Looking back on my two decades in Canada, the voices I remember belong to Pierre Burton, Charles Templeton and other commentators who would be considered dangerously “liberal” in the United States today. And I conclude that the transformation of Canadian political attitudes owes much to those voices. When I arrived in Ontario in 1957, Toronto was an uptight red-brick town that could have fit comfortably into the North of England. When I left for Florida in 1979, Toronto was a vibrant city comparable to Los Angeles or New York.
Today, few people in Canada would be comfortable discussing politics with their American friends. Political attitudes are dramatically different in the two neighboring countries. While Canadians have moved to the left over the years, Americans have drifted to the right.
Back when I moved to Canada from Jamaica, the dominant voices in American media were decidedly liberal. Commentators like William Buckley were the exception. And today, Buckley would be a “lefty” (or at least a “moderate”) in American politics.
What happened?
I think American media have been subverted by activists with huge amounts of money to spend, while Canadian media have – by and large – been free to serve the interests of the public.
In an article published on the web yesterday, commentator Ernest Partridge has this to say about the state of the media in America:
The right wing is operating a super-charged carnival of hype, hysteria and hoopla, while the left struggles along with a pipsqueek sideshow: a few magazines like The Nation, Mother Jones and The American Prospect, with minuscule circulation among the already converted, some tolerated columnists like Paul Krugman, Bob Herbert, and Frank Rich, and of course there’s Shultz, Olbermann and Maddow on MSNBC.
Meanwhile, one by one, the lights are going out: in January, Air America Radio fell silent, and last month David Broncoccio’s outstanding investigative program, NOW, closed shop. Last Friday, Bill Moyers’ Journal on PBS broadcast its final program. Shultz-Olbermann-Maddow remain on MSNBC at the sufferance of the owners and managers of NBC and MicroSoft, while Comcast is attempting a takeover of NBC. If successful, how long will this lone outpost of progressive cable-TV commentary remain?
So what’s happening?
To borrow an unjustly ridiculed phrase from Hillary Clinton, I see “a vast right-wing conspiracy.”
I’m sure there’s a left-wing “conspiracy”, too. Billionaire George Soros, the Hungarian born billionaire investor, philanthropist and author who became famous as the currency speculator “who broke the Bank of England,” has poured a lot of money into “progressive” propaganda outlets – MoveOn,org, for example. But for every George Soros there are a dozen billionaires funding “conservative think tanks” and supporting the right-wing PR crusade.
And make no mistake, there is a crusade going on.
This organized battle for the minds of Americans began back in the early Seventies. The spark came from Supreme Court Justice Lewis Powell, who wrote a memo to the Chamber of Commerce saying that all of America’s best students were becoming anti-business because of the Vietnam War, and that “we” needed to do something about it. Powell’s agenda included getting wealthy conservatives to set up “think tanks.” professorships and institutes on and off campus where intellectuals would write books from a conservative business perspective. They set up the Heritage Foundation in 1973, and the Manhattan Institute after that.

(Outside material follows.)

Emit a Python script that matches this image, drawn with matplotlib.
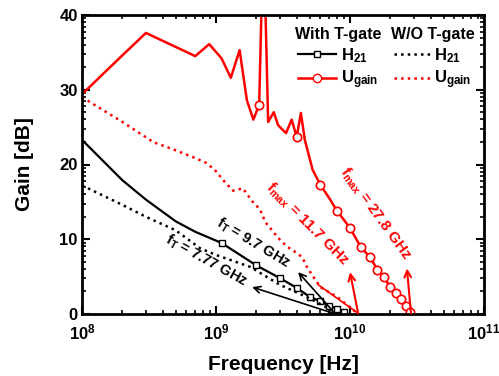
import matplotlib
matplotlib.use('Agg')
import matplotlib.pyplot as plt
from matplotlib.lines import Line2D
import numpy as np

plt.rcParams['font.family'] = ['Liberation Sans', 'DejaVu Sans']
plt.rcParams['font.weight'] = 'bold'
plt.rcParams['mathtext.fontset'] = 'custom'
plt.rcParams['mathtext.rm'] = 'Liberation Sans:bold'
plt.rcParams['mathtext.it'] = 'Liberation Sans:bold'
plt.rcParams['mathtext.bf'] = 'Liberation Sans:bold'
plt.rcParams['mathtext.default'] = 'rm'

# H21 with T-gate
f_h_t = [1e8, 2e8, 3e8, 5e8, 7e8, 1.1e9, 2e9, 3e9, 4e9, 5e9, 6e9, 7e9, 8e9, 9e9, 9.7e9]
g_h_t = [23.3, 17.9, 15.3, 12.4, 11.0, 9.5, 6.5, 4.8, 3.5, 2.3, 1.7, 1.1, 0.7, 0.3, 0.0]
mk_h_t = [5, 6, 7, 8, 9, 10, 11, 12, 13]

# Ugain with T-gate
f_u_t = [1e8, 2e8, 3e8, 7e8, 8.9e8, 1.1e9, 1.29e9, 1.5e9, 1.7e9, 1.9e9, 2.1e9,
         2.22e9, 2.3e9, 2.45e9, 2.7e9, 2.9e9, 3.0e9, 3.33e9, 3.67e9, 4.0e9, 4.3e9,
         4.6e9, 5.26e9, 6e9, 7e9, 8e9, 9e9, 1e10, 1.1e10, 1.2e10, 1.3e10, 1.4e10,
         1.5e10, 1.6e10, 1.7e10, 1.8e10, 1.9e10, 2.0e10, 2.1e10, 2.2e10, 2.3e10,
         2.4e10, 2.5e10, 2.6e10, 2.7e10, 2.8e10, 2.85e10]
g_u_t = [29.4, 34.6, 37.6, 34.5, 36.1, 34.2, 31.6, 35.3, 28.6, 26.0, 28.0,
         46.0, 46.0, 25.7, 27.0, 25.3, 25.0, 24.2, 26.0, 23.7, 26.9,
         23.3, 19.3, 17.3, 15.5, 13.8, 12.6, 11.5, 10.2, 9.0, 8.3, 7.6,
         6.8, 5.9, 5.5, 5.0, 4.2, 3.6, 3.2, 2.8, 2.4,
         2.0, 1.5, 1.1, 0.7, 0.3, 0.0]
mk_u_t = [10, 19, 23, 25, 27, 29, 31, 33, 35, 37, 39, 41, 43, 45]

# H21 without T-gate
f_h_o = [1e8, 2e8, 3e8, 5e8, 7.6e8, 1e9, 1.8e9, 3e9, 5e9, 7e9, 7.8e9]
g_h_o = [17.2, 14.6, 13.0, 11.2, 8.8, 7.9, 6.3, 3.9, 2.1, 0.7, 0.0]

# Ugain without T-gate
f_u_o = [1e8, 2e8, 3.4e8, 5e8, 6.7e8, 8.5e8, 1e9, 1.17e9, 1.34e9, 1.59e9, 1.86e9,
         2.13e9, 2.33e9, 2.54e9, 2.9e9, 3.4e9, 3.9e9, 4.4e9, 4.8e9, 6e9, 8e9, 1e10, 1.15e10]
g_u_o = [29.0, 25.7, 23.0, 21.9, 21.0, 20.2, 19.1, 17.6, 16.5, 16.8, 15.1,
         14.0, 12.3, 11.5, 10.2, 9.0, 8.3, 7.6, 6.2, 3.6, 2.3, 0.9, 0.0]

# extrapolation segment and arrows (base -> tip)
ext_f = [5.8e9, 1.17e10]
ext_g = [3.9, 0.0]
arrows_black = [((7.7e9, 0.1), (4.1e9, 5.6)), ((7.5e9, 0.1), (1.86e9, 3.6))]
arrows_red = [((1.15e10, 0.1), (1.0e10, 5.6)), ((2.85e10, 0.1), (2.66e10, 6.1))]

fig = plt.figure(figsize=(4.99, 3.76), dpi=100)
ax = fig.add_axes([82/499, 1-314/376, 402/499, 299/376])

ax.plot(f_h_t, g_h_t, '-', color='black', lw=1.6, marker='s', ms=5,
        mfc='white', mec='black', mew=1.0, markevery=mk_h_t)
ax.plot(f_u_t, g_u_t, '-', color='red', lw=1.8, marker='o', ms=6,
        mfc='white', mec='red', mew=1.2, markevery=mk_u_t)
ax.plot(f_h_o, g_h_o, ':', color='black', lw=1.8)
ax.plot(f_u_o, g_u_o, ':', color='red', lw=1.8)
ax.plot(ext_f, ext_g, '-', color='red', lw=1.2)

for (b, t) in arrows_black:
    ax.annotate('', xy=t, xytext=b,
                arrowprops=dict(arrowstyle='->', color='black', lw=1.2,
                                mutation_scale=12, shrinkA=0, shrinkB=0))
for (b, t) in arrows_red:
    ax.annotate('', xy=t, xytext=b,
                arrowprops=dict(arrowstyle='->', color='red', lw=1.5,
                                mutation_scale=12, shrinkA=0, shrinkB=0))

ax.text(1.89e9, 9.5, r'f$_\mathrm{T}$ = 9.7 GHz', rotation=-31, fontsize=10.5,
        ha='center', va='center', color='black')
ax.text(8.4e8, 7.1, r'f$_\mathrm{T}$ = 7.77 GHz', rotation=-29, fontsize=10.5,
        ha='center', va='center', color='black')
ax.text(4.78e9, 12.0, r'f$_\mathrm{max}$ = 11.7 GHz', rotation=-45, fontsize=11,
        ha='center', va='center', color='red')
ax.text(1.54e10, 13.4, r'f$_\mathrm{max}$ = 27.8 GHz', rotation=-54, fontsize=11,
        ha='center', va='center', color='red')

ax.set_xscale('log')
ax.set_xlim(1e8, 1e11)
ax.set_ylim(0, 40)
ax.set_yticks([0, 10, 20, 30, 40])
minor_y = [d + 10*np.log10(k) for d in range(0, 40, 10) for k in range(2, 10)]
ax.set_yticks(minor_y, minor=True)

ax.tick_params(which='both', direction='in', top=True, right=True, labelsize=12)
ax.tick_params(which='major', length=6, width=1.5)
ax.tick_params(axis='y', which='major', pad=3)
ax.tick_params(axis='x', which='major', pad=6)
ax.tick_params(which='minor', length=3, width=1.2)
for s in ax.spines.values():
    s.set_linewidth(2)

ax.set_xlabel('Frequency [Hz]', fontsize=15, fontweight='bold', labelpad=9)
ax.set_ylabel('Gain [dB]', fontsize=15, fontweight='bold', labelpad=18)

h1 = [Line2D([], [], color='black', lw=1.6, marker='s', ms=5, mfc='white', mec='black'),
      Line2D([], [], color='red', lw=1.8, marker='o', ms=6, mfc='white', mec='red')]
h2 = [Line2D([], [], color='black', lw=1.8, ls=':'),
      Line2D([], [], color='red', lw=1.8, ls=':')]
labels = [r'H$_{21}$', r'U$_{\mathrm{gain}}$']
leg1 = ax.legend(h1, labels, title='With T-gate', loc='upper left',
                 bbox_to_anchor=(0.50, 1.0), frameon=False, fontsize=12,
                 title_fontproperties={'weight': 'bold', 'size': 11.5},
                 handlelength=2.3, handletextpad=0.3, labelspacing=0.25,
                 borderpad=0.2)
ax.add_artist(leg1)
ax.legend(h2, labels, title='W/O T-gate', loc='upper left',
          bbox_to_anchor=(0.74, 1.0), frameon=False, fontsize=12,
          title_fontproperties={'weight': 'bold', 'size': 11.5},
          handlelength=2.3, handletextpad=0.1, labelspacing=0.25,
          borderpad=0.2)

fig.savefig('out.png', dpi=100)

Much of the big money behind the conservative and libertarian think tanks can be traced back to foundations created by enormously wealthy individuals – Charles G. Koch and his brother David H. Koch, Richard Mellon Scaife, Adolph Coors, Lynde and Harry Bradley and John M. Olin, for example.
Thinks tanks and other organizations, such as the Chamber of Commerce, funnel a torrent of cash into lobbying and propaganda. And this is not your father’s propaganda. This is a highly developed science. It is based on intense study of human behavior and the way we respond to various words and phrases. And there is scant regard for accuracy. “Talking points” are based not on the truth but on their effectiveness.
The result was inevitable. Today, polls show mainstream America is significantly “conservative.” And this trend is bound to continue. There is little political will to oppose it. And with the constitutional guarantee of “free speech,” Americans are getting all the “information” that rich special interests want them to get – true or false.
The trend is boosted by the fact that media need advertising revenue to survive, and the general public does not do much advertising. Media revenue comes from business and special interests.
Obviously, media that oppose business and special interests cannot long survive in this environment.
The future looks grim. As the “vast right-wing conspiracy” pumps huge sums of money into a sophisticated campaign to manipulate the public mind, mainstream American thought will inevitably become ever more “conservative.” And to stay alive, American media must perforce go with the flow.